La llegada del verano desestabiliza demasiados hogares ante el excesivo tiempo libre de los niños y la incapacidad de los padres para organizarlo, compaginarlo con su vida laboral y compartirlo con ellos. La carga de tareas y de actividades extraescolares durante el curso puede hacer desembocar el teórico alivio que supone la llegada de las vacaciones en un problema asociado a la palabra aburrimiento.
Casi sin darnos cuenta, el cambio en las rutinas de ocio de los niños ha convertido a los reyes de la casa en un pozo sin fondo en vacaciones. Cada vez son más reyes y menos niños al saber aprovechar nuestro desconcierto y saciar sus caprichos. Los videojuegos, Internet y la televisión los alejan tanto de un entorno de socialización y de unos hábitos de vida saludables que, sin querer, la improvisación puede contribuir a desarrollar pequeños monstruos a nuestro alrededor capaces de desafiarnos constantemente. Por si fuera poco, las circunstancias familiares, con separaciones por medio, tampoco facilitan la estabilidad emocional de los niños en esta época.
La respuesta a qué hacemos con los hijos con unas vacaciones tan largas solemos encontrarla equivocadamente en otra pregunta: dónde nos vamos de veraneo con ellos. Es tan grave el error que en la actualidad son demasiados los niños responsables de la elección del destino de las vacaciones familiares, dejando que las nuevas tecnologías y algún campamento llenen el resto de su tiempo libre.
Encontrarse a niños que con menos de 10 años han montado multitud de veces en avión, han disfrutado de un crucero, se desplazan a un destino costero cada año, conocen el extranjero y hasta han estado en Disneylandnos da una idea del nivel de satisfacción que tienen pero también de las carencias afectivas que puede acarrear en el futuro.
Afortunadamente no son comparables los tiempos ni las circunstancias, pero la esencia es la misma: la educación de los hijos no conoce vacaciones, es un proceso continuo y a la vez lleno de oportunidades todo el año. La crisis económica, por ejemplo, ha reducido los días de viaje, los gastos y también ha acercado los destinos permitiendo, por ejemplo, volver a descubrir la vida en los pueblos durante las vacaciones, el contacto con la naturaleza, la formación de pandillas y la recuperación de juegos en la calle… El enriquecimiento personal también forma parte de la satisfacción de las necesidades básicas, así que, si pensamos que nuestra obligación como padres sólo es ocuparnos de su bienestar, de alimentarlos, vestirlos, acompañarlos y que, especialmente en verano, jugar sólo es cosa suya fomentaremos sus ansias de consumo pero fallaremos en su formación en valores.
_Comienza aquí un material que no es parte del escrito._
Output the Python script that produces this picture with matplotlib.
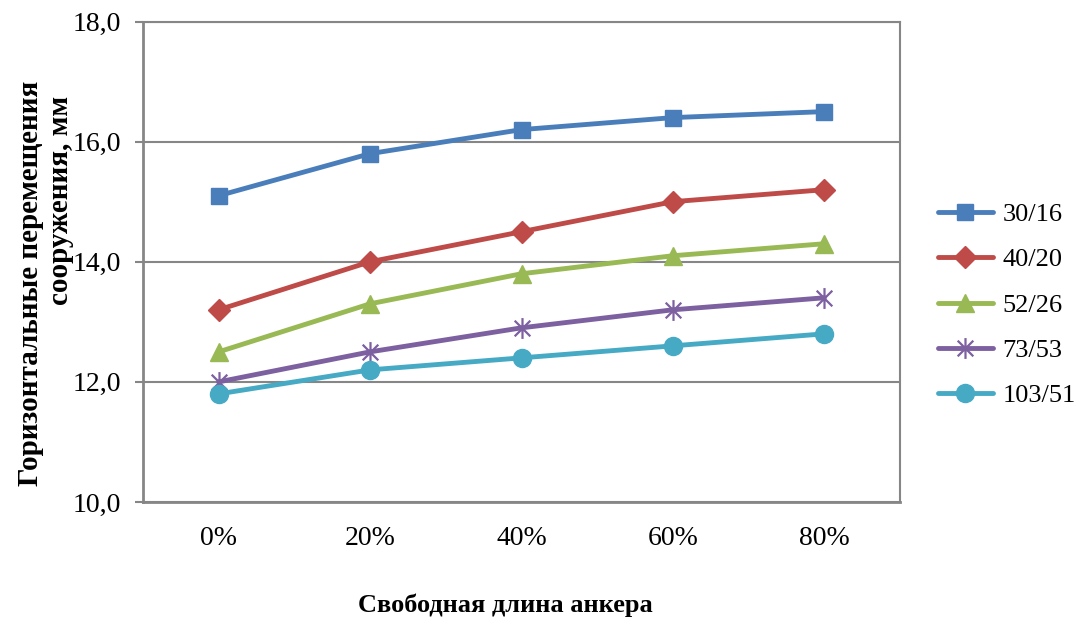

Por eso el debate educativo no puede enfocarse tanto en la duración de las vacaciones como en el aprovechamiento que se puede hacer de ellas en comparación con el resto del año. Con un nivel de la educación reglada en España por debajo de la media de países de la OCDE, según el último informe PISA, la efectividad del sistema parece tener mucho más peso que la duración de las vacaciones. España tiene una duración de las vacaciones veraniegas muy parecida a Suecia, Rumanía, Islandia, Hungría o Finlandia y, sin embargo, los resultados académicos son bien distintos. Está claro que influyen otras variables como el clima, el reparto de los horarios o los festivos que se disfrutan a lo largo del año, pero un país como Estonia echa por tierra cualquier comparativa al tener los mejores resultados educativos con un verano muy largo, pocas horas de clase y pocos días festivos.
En nuestras manos está, por tanto, la solución. No sólo dedicar más tiempo a la comunicación con nuestros hijos en este periodo sino también compartir tareas, alentar su responsabilidad ante un consumo responsable y motivar sus inquietudes a través del esfuerzo para que las vacaciones sean un tiempo de descanso y ocio, pero también de enriquecimiento y de educación. Sólo así podremos evitar en ellos el síndrome de amnesia vacacional derivada de la desorganización en los hábitos de vida y en su tiempo libre.